O mito de Fausto também tem sido tema de obras musicais de vários compositores clássicos como Wagner (Faust, 1840), Berlioz (La Damnation de Faust, 1845-1846), Schumann (Szenen aus Goethes Faus, 1853), Liszt (Faust-Symphonie, 1854-1857), Gounod (Faust, 1859), a segunda parte da Sinfonia no. 8, de Mahler (1906-1907).

https://upload.wikimedia.org/wikipedia/commons/6/67/Rembrandt%2C_Faust.jpg

Fonte: https://en.m.wikipedia.org/wiki/File:Rembrandt,_Faust.jpg

 

Primeiro poeta a anunciar e enunciar a modernidade em Portugal, também pela tensão, bastante fáustica, de seu discurso, Bocage, aliás, Manuel Maria de Barbosa l’Hedois du Bocage (1765 -1805), compôs este soneto, conhecido pelo seu incipit, que prenuncia o longo poema Brise marine, de Stéphane Mallarmé, aliás Étienne Mallarmé (1842-1898):

Sobre estas duras, cavernosas fragas,
Que o marinho furor vai carcomendo,
Me estão negras paixões n’alma fervendo

Como fervem no pego as crespas vagas.

Razão feroz, o coração me indagas,
De meus erros e sombra esclarecendo,
E vás nele (ai de mim!) palpando, e vendo
De agudas ânsias venenosas chagas.

Cego a meus males, surdo a teu reclamo,
Mil objetos de horror co’a idéia eu corro,
Solto gemidos, lágrimas derramo.

Razão, de que me serve o teu socorro?
Mandas-me não amar, eu ardo, eu amo;
Dizes-me que sossegue: eu peno, eu morro.

BRISE MARINE

La chair est triste, hélas ! et j’ai lu tous les livres.
Fuir ! là-bas fuir ! Je sens que des oiseaux sont ivres
D’être parmi l’écume inconnue et les cieux !

Rien, ni les vieux jardins reflétés par les yeux
Ne retiendra ce cœur qui dans la mer se trempe
Ô nuits ! ni la clarté déserte de ma lampe
Sur le vide papier que la blancheur défend,
Et ni la jeune femme allaitant son enfant.
Je partirai ! Steamer balançant ta mâture

Lève l’ancre pour une exotique nature !
Un Ennui, désolé par les cruels espoirs,
Croit encore à l’adieu suprême des mouchoirs !
Et, peut-être, les mâts, invitant les orages
Sont-ils de ceux qu’un vent penche sur les naufrages

Perdus, sans mâts, sans mâts, ni fertiles îlots…
Mais, ô mon cœur, entends le chant des matelots !
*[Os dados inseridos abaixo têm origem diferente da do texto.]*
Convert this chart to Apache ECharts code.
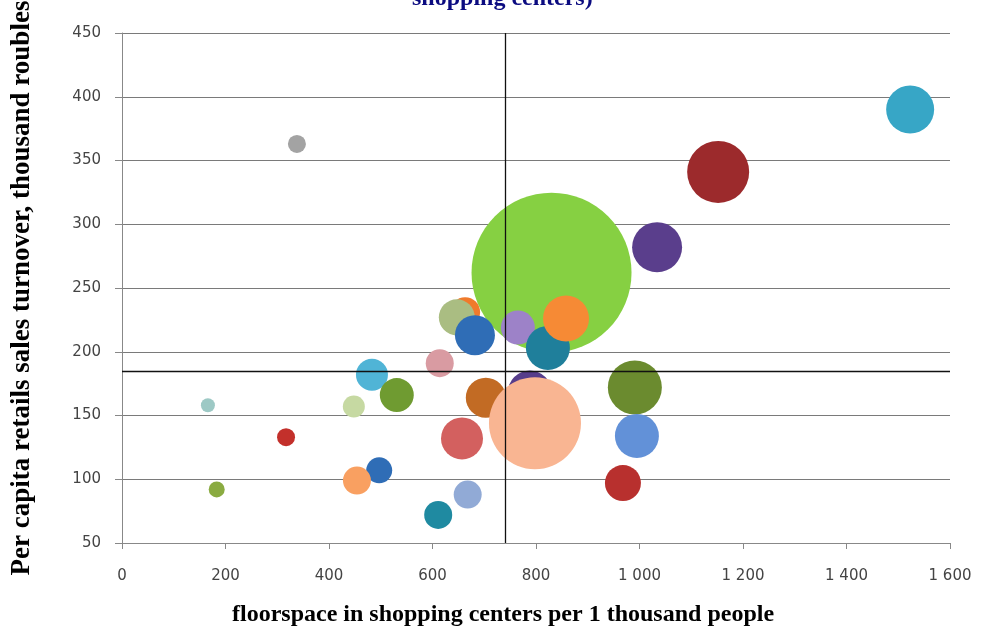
<!DOCTYPE html>
<html>
<head>
<meta charset="utf-8">
<script src="https://cdn.jsdelivr.net/npm/echarts@6/dist/echarts.min.js"></script>
<style>
  html, body { margin: 0; padding: 0; background: #fff; }
  #chart { width: 981px; height: 629px; }
</style>
</head>
<body>
<div id="chart"></div>
<script>
// floorspace per 1000 people (x), sales turnover per capita (y), bubble weight
const floorspace = [1523, 1152, 1034, 830, 765, 823, 858, 788, 703, 798, 657, 668, 611,
  991, 995, 968, 614, 663, 647, 682, 338, 483, 531, 448, 166, 317, 497, 454, 183];
const turnover = [390, 341, 282, 262, 219, 203, 226, 168, 164, 144, 132, 88, 72,
  172, 134, 97, 191, 231, 227, 213, 363, 182, 166, 157, 158, 133, 107, 99, 92];
const weight = [576, 961, 625, 6400, 289, 484, 529, 484, 400, 2116, 441, 196, 196,
  729, 484, 324, 196, 225, 324, 400, 81, 256, 289, 121, 49, 81, 169, 196, 64];
// bubble colours (style, one per bubble)
const colors = ['#37a6c6', '#9c2a2c', '#5a3e8c', '#86d042', '#9d82c8', '#1f7f9b', '#f68a35',
  '#573d8b', '#c26b24', '#f9b592', '#d3605f', '#91aad6', '#1f8aa1',
  '#6b8b2f', '#6291d8', '#b8302e', '#d99ba2', '#f07a2b', '#aabd82', '#2f6db6',
  '#a3a3a3', '#50b4d6', '#6f9b31', '#c6d9a2', '#9dc9c5', '#c3302b', '#2f6db6', '#f9a061', '#8aab41'];
const xTicks = [0, 200, 400, 600, 800, 1000, 1200, 1400, 1600];
const yTicks = [50, 100, 150, 200, 250, 300, 350, 400, 450];
const xSplit = 740;
const ySplit = 185;

const points = floorspace.map((x, i) => ({
  value: [x, turnover[i], weight[i]],
  itemStyle: { color: colors[i], opacity: 1 }
}));

const chart = echarts.init(document.getElementById('chart'));
chart.setOption({
  animation: false,
  grid: { left: 122, right: 31, top: 33, bottom: 86, containLabel: false, outerBoundsMode: 'none' },
  xAxis: {
    type: 'value',
    min: xTicks[0],
    max: xTicks[xTicks.length - 1],
    interval: 200,
    axisLine: { show: true, lineStyle: { color: '#888', width: 1 } },
    axisTick: { show: true, length: 6, lineStyle: { color: '#888' } },
    axisLabel: {
      margin: 26,
      color: '#444',
      fontFamily: 'DejaVu Sans',
      fontSize: 15,
      formatter: v => v >= 1000 ? String(v).replace(/(\d)(\d{3})$/, '$1 $2') : String(v)
    },
    splitLine: { show: false }
  },
  yAxis: {
    type: 'value',
    min: yTicks[0],
    max: yTicks[yTicks.length - 1],
    interval: 50,
    name: 'Per capita retails sales turnover, thousand roubles',
    nameLocation: 'middle',
    nameGap: 86,
    nameTextStyle: { fontFamily: 'Liberation Serif', fontWeight: 'bold', fontSize: 27, color: '#000' },
    axisLine: { show: true, lineStyle: { color: '#888', width: 1 } },
    axisTick: { show: true, length: 7, lineStyle: { color: '#888' } },
    axisLabel: { margin: 21, color: '#444', fontFamily: 'DejaVu Sans', fontSize: 15 },
    splitLine: { show: true, lineStyle: { color: '#7a7a7a', width: 1 } }
  },
  graphic: [
    {
      type: 'text', left: 232, top: 603,
      style: {
        text: 'floorspace in shopping centers per 1 thousand people',
        font: 'bold 24px "Liberation Serif"', fill: '#000'
      }
    },
    {
      type: 'text', left: 412, top: -13,
      style: {
        text: 'shopping centers)',
        font: 'bold 24px "Liberation Serif"', fill: '#0b0b80'
      }
    }
  ],
  series: [{
    type: 'scatter',
    data: points,
    symbolSize: d => 2 * Math.sqrt(d[2]),
    emphasis: { disabled: true },
    silent: true,
    markLine: {
      silent: true,
      symbol: 'none',
      label: { show: false },
      lineStyle: { color: '#111', width: 1.3, type: 'solid' },
      data: [{ xAxis: xSplit }, { yAxis: ySplit }]
    }
  }]
});
</script>
</body>
</html>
Esse poema, vazado, também ele, no pacto fáustico, traz, como o poema de Bocage, ressonâncias da gravura Melencholia (1514), do alemão Albercht Dürer (1471-1528), figura central da pintura renascentista alemã, onde ficam patentes o desespero e o cansaço intelectual de um Fausto de todas as eras.

Poder-se-ia concluir com o enunciado de André Dabezies que, no verbete “Faust”, do Dictionnaire des mythes littéraires, organizado por P. Brunel, considera o mito de Fausto um paradigma “quase completo” dos mitos literários, porque não só faz o cruzamento entre a lenda e a produção literária, como, em sua evolução, exemplifica o diálogo entre a literatura e os acontecimentos históricos e as “mentalidades coletivas”, exibindo clichês, que tornam vivo o mito (1988, p. 581).
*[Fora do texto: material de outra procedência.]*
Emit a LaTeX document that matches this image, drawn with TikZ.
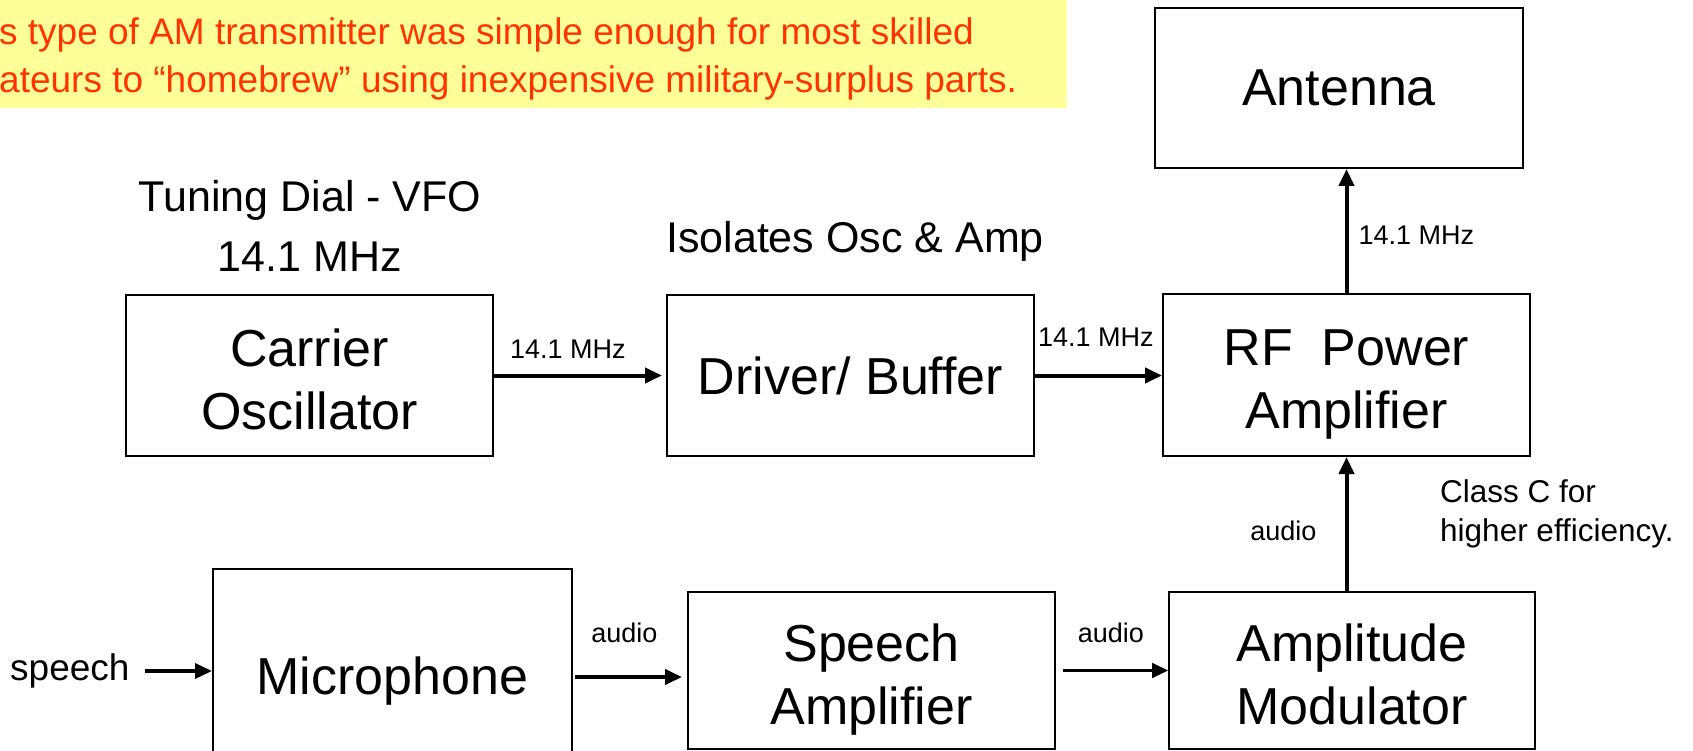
\documentclass[tikz,border=0pt]{standalone}
\usepackage{fontspec}
\setmainfont{Liberation Sans}
\usetikzlibrary{arrows.meta,positioning}
\definecolor{notebg}{HTML}{FFFF99}
\definecolor{notered}{HTML}{FF3300}
\newcommand{\twolines}[2]{\rule{0pt}{44pt}#1\\\raisebox{0pt}[0pt][0pt]{#2}}

\begin{document}
\begin{tikzpicture}[x=1pt,y=-1pt,
  blk/.style={draw,line width=2pt,inner sep=0pt,align=center,font=\fontsize{52}{63}\selectfont},
  arr/.style={line width=4pt,-{Triangle[length=17pt,width=15pt]}},
  thinarr/.style={line width=2.2pt,-{Triangle[length=16pt,width=15pt]}},
  lbl/.style={inner sep=0pt,font=\fontsize{27}{30}\selectfont},
  remark/.style={inner sep=0pt,align=center,font=\fontsize{43}{60}\selectfont}]
\useasboundingbox (0,0) rectangle (1693,751);

\fill[notebg] (0,0) rectangle (1067,108);
\node[anchor=west,align=left,inner sep=0pt,text=notered,font=\fontsize{37}{48}\selectfont] (banner) at (-1,59) {s type of AM transmitter was simple enough for most skilled\\ateurs to “homebrew” using inexpensive military-surplus parts.};

\node[blk,minimum width=368pt,minimum height=160pt] (antenna) at (1339,88) {Antenna};
\node[blk,minimum width=367pt,minimum height=161pt] (carrier) at (309.5,375.5) {\twolines{Carrier}{Oscillator}};
\node[blk,minimum width=367pt,minimum height=161pt] (driver) at (850.5,375.5) {Driver/ Buffer};
\node[blk,minimum width=367pt,minimum height=162pt] (rfamp) at (1346.5,375) {\twolines{RF~~Power}{Amplifier}};
\node[blk,minimum width=359pt,minimum height=224pt] (mic) at (392.5,681) {Microphone};
\node[blk,minimum width=367pt,minimum height=157pt] (speechamp) at (871.5,670.5) {\twolines{Speech}{Amplifier}};
\node[blk,minimum width=366pt,minimum height=157pt] (ammod) at (1352,670.5) {\twolines{Amplitude}{Modulator}};

\node[remark] (tuning) at (310,226) {Tuning Dial - VFO\\14.1 MHz};
\node[remark] (isolates) at (855,241) {Isolates Osc \& Amp};
\node[anchor=west,inner sep=0pt,font=\fontsize{37}{40}\selectfont] (speechin) at (10,671) {speech};
\node[anchor=west,align=left,inner sep=0pt,font=\fontsize{31.5}{39}\selectfont] (classc) at (1440,514) {Class C for\\higher efficiency.};

\draw[arr,shorten >=4pt] (carrier) -- node[lbl,above,pos=0.43,yshift=15pt] (f1) {14.1 MHz} (driver);
\draw[arr] (driver.east) -- node[lbl,above,pos=0.48,yshift=27pt] (f2) {14.1 MHz} (driver.east -| rfamp.west);
\draw[arr] (rfamp.north) -- node[lbl,right,xshift=10pt,yshift=-4pt] (f3) {14.1 MHz} (rfamp.north |- antenna.south);
\draw[arr] (ammod.north -| rfamp.south) -- node[lbl,left,xshift=-28pt,yshift=-7pt] (a3) {audio} (rfamp.south);
\draw[arr,shorten <=2pt,shorten >=5pt] (mic.east |- 0,677) -- node[lbl,above,pos=0.45,yshift=32pt] (a1) {audio} (speechamp.west |- 0,677);
\draw[thinarr,shorten <=7pt] (speechamp.east) -- node[lbl,above,pos=0.49,yshift=27pt] (a2) {audio} (ammod.west);
\draw[arr,line width=3.5pt] ([xshift=15pt]speechin.east) -- (speechin.east -| mic.west);
\end{tikzpicture}
\end{document}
Com efeito, Fausto tem sido figura recorrente ao longo de cinco séculos de literatura ocidental e,
como Don Juan, outro mito ocidental fundamental, cada artista modela-o à sua maneira. Fausto é seu pacto e o pacto fáustico é sangue literário de muitos mitos; para C. G. Jung (1875-1961), “el más egregio de todos los símbolos de la libido es la figura humana como demonio o héroe” (1952, p. 184). Será Fausto, com seu pacto, a lenda, o mito, a alegoria do desejo, que, apesar dos castigos iminentes, não cessa de desejar. Coisas do Demo, como diria Guimarães Rosa, o endemoniado escritor dos sertões mineiros.